What we now know is that COVID-19 is a contagious disease that is spread from an infected to an uninfected person through:
- Respiratory droplets and aerosols when you cough, sneeze, sing or talk
- Close personal contact such as touching, hugging or shaking hands, and
- Touching something with the virus on it and then touching your eyes, nose or mouth before washing your hands.
Infection with COVID-19 can cause:
- No symptoms (individual is asymptomatically infected)
- Mild symptoms such as cough, mild fever, sore throat, headache, body ache, and fatigue
- Severe symptoms including moderate to severe difficulty breathing or shortness of breath, persistent pain or pressure in the chest, new confusion or inability to arouse, and bluish lips or face.

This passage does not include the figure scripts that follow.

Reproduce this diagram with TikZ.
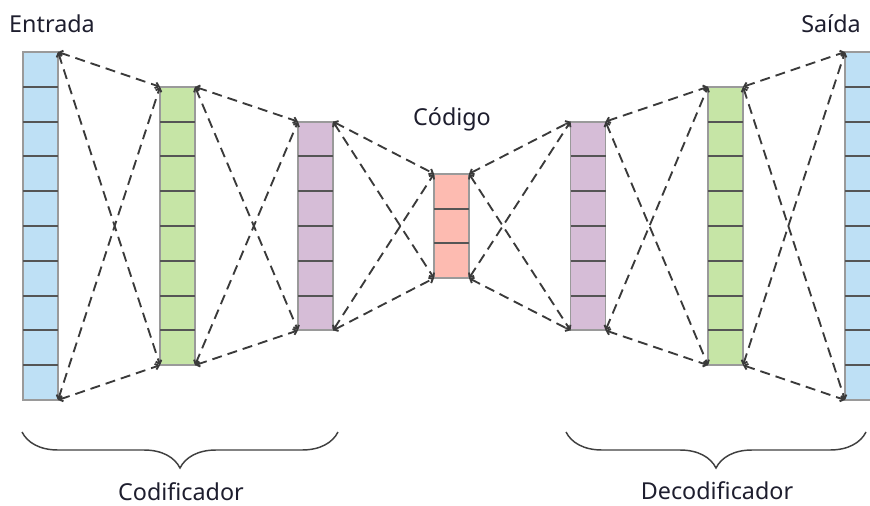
\documentclass[tikz,border=0pt]{standalone}
\usepackage{fontspec}
\setmainfont{Noto Sans}
\usetikzlibrary{arrows.meta,decorations.pathreplacing,calc}

\definecolor{inblue}{HTML}{BEE0F5}
\definecolor{hidgreen}{HTML}{C6E5A6}
\definecolor{hidpurple}{HTML}{D6BDD7}
\definecolor{codered}{HTML}{FDBBB1}
\definecolor{linkgray}{HTML}{3A3A3A}
\definecolor{rimgray}{HTML}{9A9A9A}
\definecolor{cellgray}{HTML}{555555}
\definecolor{labelink}{HTML}{1E1E2E}

\tikzset{
  layer/.style={draw=rimgray, line width=1.4pt, minimum width=26.25pt,
    inner sep=0pt, outer sep=0pt},
  link/.style={draw=linkgray, line width=1.4pt, dash pattern=on 7.5pt off 4.5pt,
    {Straight Barb[length=2.5pt,width=4.5pt]}-{Straight Barb[length=2.5pt,width=4.5pt]}},
  caption/.style={text=labelink, font=\fontsize{17.5}{20}\selectfont, inner sep=0pt},
  curly/.style={draw=black!75, line width=1.1pt, decorate,
    decoration={brace, mirror, amplitude=27pt}}
}

\begin{document}
\begin{tikzpicture}[x=0.75pt, y=-0.75pt]
  \clip (0,0) rectangle (870,506);

  % columns: name / x centre / number of cells / fill
  \foreach \name/\x/\n/\c in {in/40.5/10/inblue, e1/177.5/8/hidgreen,
      e2/315.5/6/hidpurple, z/451.5/3/codered, d2/588/6/hidpurple,
      d1/725.5/8/hidgreen, out/862.5/10/inblue}{
    \node[layer, fill=\c, minimum height=\n*26.1pt] (\name) at (\x,226) {};
    \pgfmathtruncatemacro\m{\n-1}
    \foreach \k in {1,...,\m}
      \draw[cellgray, line width=1.4pt]
        ($(\name.north west)!\k/\n!(\name.south west)$) --
        ($(\name.north east)!\k/\n!(\name.south east)$);
  }

  % dashed links between neighbouring columns, corner to corner
  \foreach \a/\b in {in/e1, e1/e2, e2/z, z/d2, d2/d1, d1/out}{
    \draw[link] (\a.north east) -- (\b.north west);
    \draw[link] (\a.north east) -- (\b.south west);
    \draw[link] (\a.south east) -- (\b.north west);
    \draw[link] (\a.south east) -- (\b.south west);
  }

  \node[caption] (inlbl) at (52,24) {Entrada};
  \node[caption] (outlbl) at (831,24) {Saída};
  \node[caption] (zlbl) at (452,119) {Código};

  % braces under each half
  \draw[curly] (22,432) -- (338,432);
  \draw[curly] (566,432) -- (866,432);
  \node[caption] (enclbl) at (181,492) {Codificador};
  \node[caption] (declbl) at (717,491) {Decodificador};
\end{tikzpicture}
\end{document}
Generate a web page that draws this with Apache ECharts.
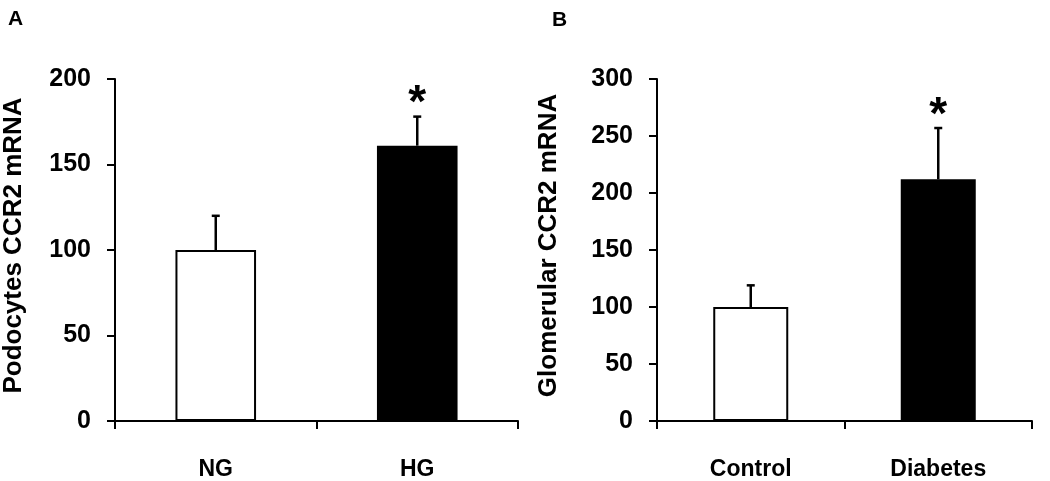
<!DOCTYPE html>
<html>
<head>
<meta charset="utf-8">
<script src="https://cdn.jsdelivr.net/npm/echarts@6/dist/echarts.min.js"></script>
<style>
html,body{margin:0;padding:0;background:#fff;}
#chart{width:1050px;height:481px;}
</style>
</head>
<body>
<div id="chart"></div>
<script>
// Panel A
const panelACategories = ['NG', 'HG'];
const panelAMeans = [100, 161];
const panelAErrors = [20, 17];
const panelASignif = ['', '*'];
const panelATicks = { min: 0, max: 200, interval: 50 };
// Panel B
const panelBCategories = ['Control', 'Diabetes'];
const panelBMeans = [100, 212];
const panelBErrors = [19, 45];
const panelBSignif = ['', '*'];
const panelBTicks = { min: 0, max: 300, interval: 50 };

const FONT = '"Liberation Sans", Arial, sans-serif';
const chart = echarts.init(document.getElementById('chart'), null, { renderer: 'canvas' });

function errRender(signif) {
  return function (params, api) {
    const i = api.value(0);
    const mean = api.value(1);
    const err = api.value(2);
    const base = api.coord([i, mean]);
    const top = api.coord([i, mean + err]);
    const children = [
      { type: 'line', shape: { x1: base[0], y1: base[1], x2: top[0], y2: top[1] },
        style: { stroke: '#000', lineWidth: 2.5 } },
      { type: 'line', shape: { x1: top[0] - 4, y1: top[1], x2: top[0] + 4, y2: top[1] },
        style: { stroke: '#000', lineWidth: 2.5 } }
    ];
    const s = signif[params.dataIndex];
    if (s) {
      children.push({ type: 'text', x: top[0], y: top[1] - 12,
        style: { text: s, fill: '#000', font: 'bold 46px ' + FONT, align: 'center', verticalAlign: 'middle' } });
    }
    return { type: 'group', children: children };
  };
}

function yAxisCfg(grid, ticks, name, labelMargin, nameGap) {
  return {
    type: 'value', gridIndex: grid, min: ticks.min, max: ticks.max, interval: ticks.interval,
    name: name, nameLocation: 'middle', nameGap: nameGap, nameRotate: 90,
    nameTextStyle: { fontFamily: FONT, fontSize: 26, fontWeight: 'bold', color: '#000', padding: [0, 0, 0, 9] },
    axisLine: { show: true, lineStyle: { color: '#000', width: 2 } },
    axisTick: { show: true, inside: false, length: 8, lineStyle: { color: '#000', width: 2 } },
    axisLabel: { fontFamily: FONT, fontSize: 25, fontWeight: 'bold', color: '#000', margin: labelMargin },
    splitLine: { show: false }
  };
}
function xAxisCfg(grid, cats) {
  return {
    type: 'category', gridIndex: grid, data: cats,
    axisLine: { show: true, lineStyle: { color: '#000', width: 2 } },
    axisTick: { show: true, inside: false, length: 8, alignWithLabel: false, lineStyle: { color: '#000', width: 2 } },
    axisLabel: { fontFamily: FONT, fontSize: 23, fontWeight: 'bold', color: '#000', margin: 37 }
  };
}

const option = {
  backgroundColor: '#fff',
  animation: false,
  title: [
    { text: 'A', left: 8, top: 9, padding: 0, textStyle: { fontFamily: FONT, fontSize: 21, fontWeight: 'bold', color: '#000' } },
    { text: 'B', left: 552, top: 10, padding: 0, textStyle: { fontFamily: FONT, fontSize: 21, fontWeight: 'bold', color: '#000' } }
  ],
  grid: [
    { left: 114, top: 79, width: 404, height: 346 },
    { left: 657, top: 79, width: 375, height: 345.5 }
  ],
  xAxis: [xAxisCfg(0, panelACategories), xAxisCfg(1, panelBCategories)],
  yAxis: [
    yAxisCfg(0, panelATicks, 'Podocytes CCR2 mRNA', 24, 88),
    yAxisCfg(1, panelBTicks, 'Glomerular CCR2 mRNA', 24, 95)
  ],
  series: [
    { type: 'bar', xAxisIndex: 0, yAxisIndex: 0, barWidth: '40%',
      data: panelAMeans.map((v, i) => ({ value: v, itemStyle: { color: i === 0 ? '#fff' : '#000', borderColor: '#000', borderWidth: 2 } })) },
    { type: 'custom', xAxisIndex: 0, yAxisIndex: 0, renderItem: errRender(panelASignif),
      data: panelAMeans.map((v, i) => [i, v, panelAErrors[i]]), z: 5 },
    { type: 'bar', xAxisIndex: 1, yAxisIndex: 1, barWidth: '40%',
      data: panelBMeans.map((v, i) => ({ value: v, itemStyle: { color: i === 0 ? '#fff' : '#000', borderColor: '#000', borderWidth: 2 } })) },
    { type: 'custom', xAxisIndex: 1, yAxisIndex: 1, renderItem: errRender(panelBSignif),
      data: panelBMeans.map((v, i) => [i, v, panelBErrors[i]]), z: 5 }
  ]
};
chart.setOption(option);
</script>
</body>
</html>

About 80% of infected individuals have mild symptoms or often no symptoms at all. Symptoms usually develop 2-14 days after exposure to an infected person, on average about 5 days later. Symptoms may progress from mild to severe in a short period of time, from a few hours to a few days.
Infected individuals may shed virus for a few days before they become symptomatic. Viral shedding can last up to two weeks afterwards. Viral shedding in asymptomatic individuals contributes to transmission of the COVID-19 virus, resulting in new infections. Recent estimates suggest that many new infections are the result of infection by individuals with no or unrecognized symptoms.
It is recommended that persons with COVID-19 infection who are symptomatic should have home isolation for 10 days from when symptoms first appeared. And persons with COVID-19 infection who are asymptomatic should have home isolation for 10 days from the date of the first positive test.
In the interest of caution, individuals who are home isolating should have at least two consecutive COVID-19 viral tests collected 24 or more hours apart. Prior to ending home isolation, individuals should have two negative test results.
Additional information can be found at https://www.cdc.gov/coronavirus/2019-ncov/index.html
Influenza A & Influenza B (“Flu”)
Influenza A & Influenza B are believed to be spread mainly by tiny droplets made when someone who is infected coughs, sneezes or talks. These droplets then land in the mouths or noses of people who are nearby. Someone may also be infected with Influenza when they touch a surface or object that has the virus on it, then touches their mouth, nose, or eyes. While seasonal influenza viruses are detected year-round in the United States, they are most common during the fall and winter. The exact timing and duration of flu seasons may vary, but activity often increases in October, and can last as late as May.